Locally we have had our own notable free market economist who has had a large impact on Western Australian agriculture. His name was Henry Schapper, responsible for founding the UWA school of agricultural economics and was dean of the Agriculture faculty in the 1970s and early 1980s. He became famous for telling WA farmers to ‘Get Big or Get Out’, which did not go down well with the local agrarian socialists who demanded ever greater government subsidies and supports to counter the downward march of global commodity prices.

Schapper was also a major influence on another local thinker – the self-taught economist, Doodlakine farmer and federal ALP finance minister in the Hawke government, Peter Walsh. His 1995 memoirs, Confessions of a Failed Finance Minister is rightly remembered as one of our best political autobiographies with tales of his fights with farming rent seekers and battles with the economically illiterate from both the left and right.

Between Smith, Marx, Keynes and Freedman, we have four influential international economists who have had a major impact on global government policy in relation to agriculture. Locally we have had Schapper and Walsh who have driven Western Australian agriculture towards what it is today – big, competitive and largely free of government involvement.

As Adam Smith stated in the ‘Wealth of Nations’ ‘The land constitutes by far the greatest, the most important, and the most durable part of the wealth of every extensive country”. As we move into our fourth, fifth and sixth generations of family farmers it is clear that this model is a key part of successful, sustainable Western Australian agriculture. What we don’t need is Australian governments to follow high taxing interventionist economic theories, or state governments thinking that leasehold is better than freehold.

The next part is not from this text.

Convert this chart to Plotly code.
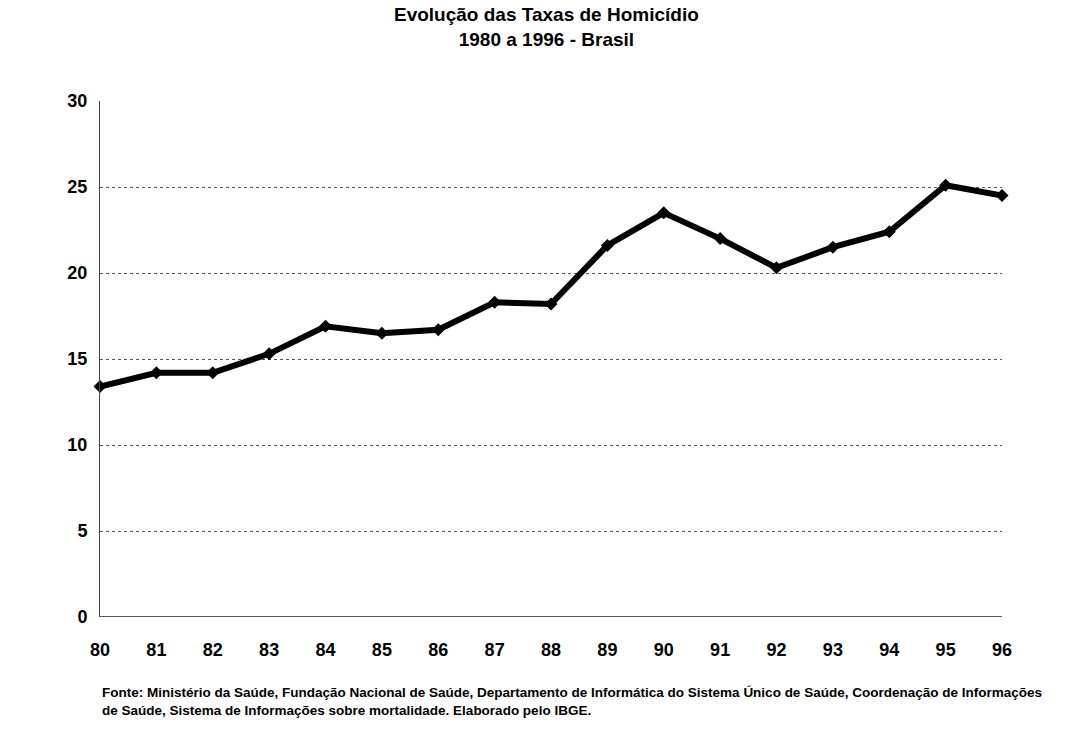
import plotly.graph_objects as go

anos = [80, 81, 82, 83, 84, 85, 86, 87, 88, 89, 90, 91, 92, 93, 94, 95, 96]
taxas = [13.4, 14.2, 14.2, 15.3, 16.9, 16.5, 16.7, 18.3, 18.2, 21.6, 23.5, 22.0, 20.3, 21.5, 22.4, 25.1, 24.5]
y_ticks = [0, 5, 10, 15, 20, 25, 30]

fig = go.Figure()
fig.add_trace(go.Scatter(
    x=anos, y=taxas, mode="lines+markers",
    line=dict(color="black", width=6),
    marker=dict(symbol="diamond", size=10, color="black"),
    showlegend=False, cliponaxis=False,
))

fig.update_layout(
    width=1066, height=733,
    margin=dict(l=100, r=64, t=101, b=116),
    paper_bgcolor="white", plot_bgcolor="white",
    font=dict(family="Liberation Sans, Arial", color="black"),
    xaxis=dict(
        range=[80, 96], tickvals=anos, ticktext=[f"<b>{a}</b>" for a in anos],
        showgrid=False, zeroline=False, showline=False, ticks="",
        tickfont=dict(size=18, family="Liberation Sans, Arial"),
        ticklabelstandoff=20,
    ),
    yaxis=dict(
        range=[0, 30], tickvals=y_ticks, ticktext=[f"<b>{v}</b>" for v in y_ticks],
        showgrid=True, gridcolor="#555", griddash="dot", gridwidth=1,
        zeroline=False, showline=True, linecolor="#444", linewidth=1,
        ticks="", tickfont=dict(size=18, family="Liberation Sans, Arial"),
        ticklabelstandoff=8,
    ),
)

fig.add_shape(type="line", xref="paper", yref="y", x0=0, x1=1, y0=0, y1=0,
              line=dict(color="#222", width=1.5))

fig.add_annotation(
    xref="paper", yref="paper", x=0.495, y=1.143, xanchor="center", yanchor="middle",
    align="center", showarrow=False,
    text="<b>Evolução das Taxas de Homicídio<br>1980 a 1996 - Brasil</b>",
    font=dict(size=19, family="Liberation Sans, Arial", color="black"),
)

fig.add_annotation(
    xref="paper", yref="paper", x=0, y=-0.128, xanchor="left", yanchor="top",
    align="left", showarrow=False,
    text="<b>Fonte: Ministério da Saúde, Fundação Nacional de Saúde, Departamento de Informática do Sistema Único de Saúde, Coordenação de Informações<br>de Saúde, Sistema de Informações sobre mortalidade. Elaborado pelo IBGE.</b>",
    font=dict(size=13.5, family="Liberation Sans, Arial", color="black"),
)

fig.write_html("out.html")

A reading of the theoreticians and influencers of agricultural economics will always lead us back to Adam Smith’s theory of the power of self-interest and the invisible hand of the market.  As the biggest land holder in the state, maybe the state government should delve into the Wealth of Nations and concentrate on turning over well-watered parts of the pastoral estate into freehold land and let the self-interest of farmers and the invisible hand get to work developing more successful family farms.